Tuesday, October 5, 2010
Day 5 of October Horror Month: Frankenstein the novel by Mary Shelley
The book FRANKENSTEIN written in the 1800s by Mary Shelley, is said by some sources to have arisen from a shared challenge by poets Lord Byron and Shelley's husband Percy Bysshe Shelley. The challenge was to write a story that questioned man becoming as a God, the role of humans as the new Prometheus (of Greek myth and legend), and humanity’s growing knowledge of science making God more or less a belief rather than assumed fact. That Prometheus the titan is argued in Greek mythology to have given humanity fire, thus, giving them the power of intellect. The titan is thereafter punished by Zeus, the father God for such an act. Doctor Victor Frankenstein, in his role as the builder of the monster/being of Frankenstein, is the creator of unlife, is the Prometheus, having stolen the fire and sharing it with other mortals.
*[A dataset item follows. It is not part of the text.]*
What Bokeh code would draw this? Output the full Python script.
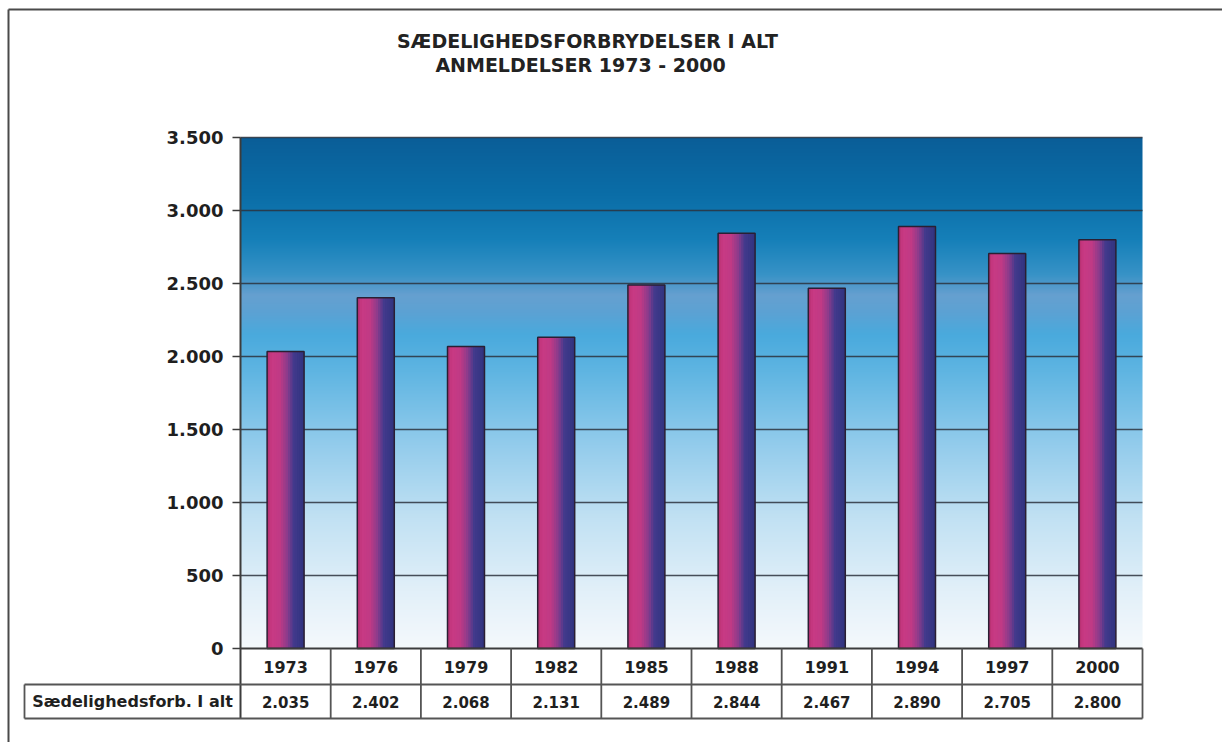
import numpy as np
from bokeh.plotting import figure
from bokeh.models import Range1d
from bokeh.core.properties import value
from bokeh.embed import file_html
from bokeh.resources import INLINE

# ---------------- data ----------------
title_lines = ["SÆDELIGHEDSFORBRYDELSER I ALT", "ANMELDELSER 1973 - 2000"]
years = ["1973", "1976", "1979", "1982", "1985", "1988", "1991", "1994", "1997", "2000"]
counts = [2035, 2402, 2068, 2131, 2489, 2844, 2467, 2890, 2705, 2800]
series_label = "Sædelighedsforb. I alt"
y_ticks = [0, 500, 1000, 1500, 2000, 2500, 3000, 3500]


def fmt(v):
    return f"{v:,}".replace(",", ".")


# ---------------- layout geometry (page pixels) ----------------
W, H = 1222, 742
FRAME_L, FRAME_T, ZERO_Y = 240, 137, 648
COL_W = 90.2
Y_MAX = y_ticks[-1]
K = Y_MAX / (ZERO_Y - FRAME_T)
ROW1_BOTTOM_PX, ROW2_BOTTOM_PX = 684, 718
CELL_LEFT_PX = 24


def dx(px):
    return -0.5 + (px - FRAME_L) / COL_W


def dy(py):
    return (ZERO_Y - py) * K


FONT = value("DejaVu Sans")
TXT = "#1f1f1f"
LINE = "#3c3c3c"
n = len(years)
xs_cat = list(range(n))

p = figure(width=W, height=H,
           x_range=Range1d(dx(0), dx(W)), y_range=Range1d(dy(H), dy(0)),
           x_axis_type=None, y_axis_type=None,
           toolbar_location=None, output_backend="svg",
           min_border=0, min_border_left=0, min_border_right=0,
           min_border_top=0, min_border_bottom=0,
           background_fill_color="white", border_fill_color="white",
           outline_line_color=None)

# ---------------- background gradient of plot area ----------------
stop_v = [0, 400, 900, 1400, 1900, 2150, 2300, 2420, 2560, 2800, 3100, 3500]
stop_c = ["#f5f9fc", "#e2f0f9", "#c1e1f3", "#93ccec", "#5fb5e2", "#4aaadd",
          "#5ca2d4", "#66a0d0", "#3893c7", "#1680b9", "#0b6ea8", "#0a5e98"]
NR = 511
yy = (np.arange(NR) + 0.5) / NR * Y_MAX
rgb = np.array([[int(c[1:3], 16), int(c[3:5], 16), int(c[5:7], 16)] for c in stop_c], dtype=float)
img = np.empty((NR, 1), dtype=np.uint32)
view = img.view(dtype=np.uint8).reshape((NR, 1, 4))
for ch in range(3):
    view[:, 0, ch] = np.interp(yy, stop_v, rgb[:, ch]).astype(np.uint8)
view[:, 0, 3] = 255
p.image_rgba(image=[img], x=-0.5, y=0, dw=n, dh=Y_MAX)

# ---------------- gridlines ----------------
grid_y = y_ticks[1:]
p.segment(x0=[-0.5] * len(grid_y), x1=[n - 0.5] * len(grid_y), y0=grid_y, y1=grid_y,
          line_color="#2c333d", line_width=1.6, line_alpha=0.85)

# ---------------- bars with horizontal gradient ----------------
bar_w = 0.41
NS = 16
bstop_t = [0.0, 0.12, 0.35, 0.55, 0.72, 1.0]
bstop_c = ["#b4306f", "#c93a84", "#c03a86", "#8a3c8c", "#433a8d", "#30347f"]
brgb = np.array([[int(c[1:3], 16), int(c[3:5], 16), int(c[5:7], 16)] for c in bstop_c], dtype=float)
strip_cols = []
for s in range(NS):
    t = (s + 0.5) / NS
    r, g, b = (int(np.interp(t, bstop_t, brgb[:, ch])) for ch in range(3))
    strip_cols.append(f"#{r:02x}{g:02x}{b:02x}")
sl, sr, stop_, scol = [], [], [], []
for i, v in enumerate(counts):
    left_edge = i - bar_w / 2
    for s in range(NS):
        sl.append(left_edge + s * bar_w / NS)
        sr.append(min(left_edge + (s + 1.7) * bar_w / NS, i + bar_w / 2))
        stop_.append(v)
        scol.append(strip_cols[s])
p.quad(left=sl, right=sr, top=stop_, bottom=0, fill_color=scol, line_color=None)
p.vbar(x=xs_cat, top=counts, bottom=0, width=bar_w, fill_color=None,
       line_color="#2a1f33", line_width=1.5)

# ---------------- y axis (line, ticks, labels) ----------------
y_bottom_table = dy(ROW2_BOTTOM_PX)
p.segment(x0=[-0.5], x1=[-0.5], y0=[y_bottom_table], y1=[Y_MAX], line_color=LINE, line_width=2)
p.segment(x0=[dx(232)] * len(y_ticks), x1=[-0.5] * len(y_ticks), y0=y_ticks, y1=y_ticks,
          line_color=LINE, line_width=1.5)
p.text(x=[dx(223)] * len(y_ticks), y=y_ticks, text=[fmt(t) for t in y_ticks],
       text_align="right", text_baseline="middle", text_font=FONT, text_font_style="bold",
       text_font_size="18px", text_color=TXT)

# ---------------- data table below the plot ----------------
r1 = dy(ROW1_BOTTOM_PX)
r2 = dy(ROW2_BOTTOM_PX)
p.segment(x0=[-0.5], x1=[n - 0.5], y0=[0], y1=[0], line_color=LINE, line_width=2)
p.segment(x0=[dx(CELL_LEFT_PX)] * 2, x1=[n - 0.5] * 2, y0=[r1, r2], y1=[r1, r2],
          line_color="#555555", line_width=1.8)
vx = [i + 0.5 for i in xs_cat]
p.segment(x0=vx, x1=vx, y0=[r2] * n, y1=[0] * n, line_color="#555555", line_width=1.8)
p.segment(x0=[dx(CELL_LEFT_PX)], x1=[dx(CELL_LEFT_PX)], y0=[r2], y1=[r1],
          line_color="#555555", line_width=1.8)
p.text(x=xs_cat, y=[r1 / 2] * n, text=years, text_align="center", text_baseline="middle",
       text_font=FONT, text_font_style="bold", text_font_size="16px", text_color=TXT)
p.text(x=xs_cat, y=[(r1 + r2) / 2] * n, text=[fmt(v) for v in counts],
       text_align="center", text_baseline="middle",
       text_font=FONT, text_font_style="bold", text_font_size="15px", text_color=TXT)
p.text(x=[(dx(CELL_LEFT_PX) - 0.5) / 2], y=[(r1 + r2) / 2], text=[series_label],
       text_align="center", text_baseline="middle",
       text_font=FONT, text_font_style="bold", text_font_size="16px", text_color=TXT)

# ---------------- title ----------------
p.text(x=[dx(587), dx(580)], y=[dy(40), dy(64)], text=title_lines,
       text_align="center", text_baseline="middle",
       text_font=FONT, text_font_style="bold", text_font_size="19px", text_color="#222222")

# ---------------- outer border (scan frame) ----------------
p.segment(x0=[dx(8), dx(8)], x1=[dx(W), dx(8)], y0=[dy(9), dy(9)], y1=[dy(9), dy(H)],
          line_color="#4a4a4a", line_width=2)

open("out.html", "w").write(file_html(p, INLINE))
This book is not a horror novel so much as an incredible journey into the world of the 1800s intellectual community. Who is God, if man can recreate life? What is life if it can be made by man? Are we the Prometheus? Or will we be?
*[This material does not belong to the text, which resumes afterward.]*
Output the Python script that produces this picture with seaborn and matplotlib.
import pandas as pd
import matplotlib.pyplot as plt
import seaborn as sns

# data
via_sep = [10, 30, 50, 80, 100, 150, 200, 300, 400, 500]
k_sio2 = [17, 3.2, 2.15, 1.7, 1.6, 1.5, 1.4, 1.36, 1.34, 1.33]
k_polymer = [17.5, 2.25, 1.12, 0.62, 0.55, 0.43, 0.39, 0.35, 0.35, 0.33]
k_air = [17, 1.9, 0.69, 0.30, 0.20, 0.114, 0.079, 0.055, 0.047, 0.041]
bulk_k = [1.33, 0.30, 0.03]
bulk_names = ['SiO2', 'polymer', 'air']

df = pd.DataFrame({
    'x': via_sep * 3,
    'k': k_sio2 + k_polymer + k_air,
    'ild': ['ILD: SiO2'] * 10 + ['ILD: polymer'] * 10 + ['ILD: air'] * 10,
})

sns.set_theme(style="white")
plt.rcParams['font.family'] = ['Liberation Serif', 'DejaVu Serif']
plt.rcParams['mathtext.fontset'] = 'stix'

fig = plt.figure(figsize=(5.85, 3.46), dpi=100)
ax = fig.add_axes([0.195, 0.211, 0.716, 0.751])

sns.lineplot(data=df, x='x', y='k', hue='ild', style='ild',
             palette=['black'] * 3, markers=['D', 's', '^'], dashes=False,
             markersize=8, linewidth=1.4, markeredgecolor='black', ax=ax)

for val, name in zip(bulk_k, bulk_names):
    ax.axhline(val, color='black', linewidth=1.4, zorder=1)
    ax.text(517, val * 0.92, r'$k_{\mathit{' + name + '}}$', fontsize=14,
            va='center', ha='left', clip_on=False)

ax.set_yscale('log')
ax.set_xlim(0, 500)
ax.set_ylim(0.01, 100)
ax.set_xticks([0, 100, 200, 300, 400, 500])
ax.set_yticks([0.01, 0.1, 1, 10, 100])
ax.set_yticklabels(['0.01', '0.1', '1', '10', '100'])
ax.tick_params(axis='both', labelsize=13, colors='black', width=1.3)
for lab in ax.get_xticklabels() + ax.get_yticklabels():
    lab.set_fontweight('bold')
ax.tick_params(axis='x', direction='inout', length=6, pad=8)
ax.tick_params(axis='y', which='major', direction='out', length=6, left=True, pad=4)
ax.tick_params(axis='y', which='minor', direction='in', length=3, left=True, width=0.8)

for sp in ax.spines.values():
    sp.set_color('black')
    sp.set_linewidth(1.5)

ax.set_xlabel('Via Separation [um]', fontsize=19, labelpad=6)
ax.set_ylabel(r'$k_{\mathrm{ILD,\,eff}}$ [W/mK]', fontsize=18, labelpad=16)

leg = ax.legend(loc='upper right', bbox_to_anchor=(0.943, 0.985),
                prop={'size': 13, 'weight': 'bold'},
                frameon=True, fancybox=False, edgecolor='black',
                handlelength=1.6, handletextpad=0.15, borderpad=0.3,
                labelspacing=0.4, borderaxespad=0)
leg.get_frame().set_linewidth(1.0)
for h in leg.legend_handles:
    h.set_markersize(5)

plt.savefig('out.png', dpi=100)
Having said this isn’t horror why am I presenting it for your consideration in Horror month? It is read with abject horror by people who desire only easy answers. It was adapted to film, and other media in ways that focus upon the result of the act of creating, the monster, rather than considering the reality, that Frankenstein, the Modern Prometheus is about the world of science, and the consequences of creation without ethics or moral endowment.
Read this because it is good, regardless of the genre. It is deservedly called a CLASSIC.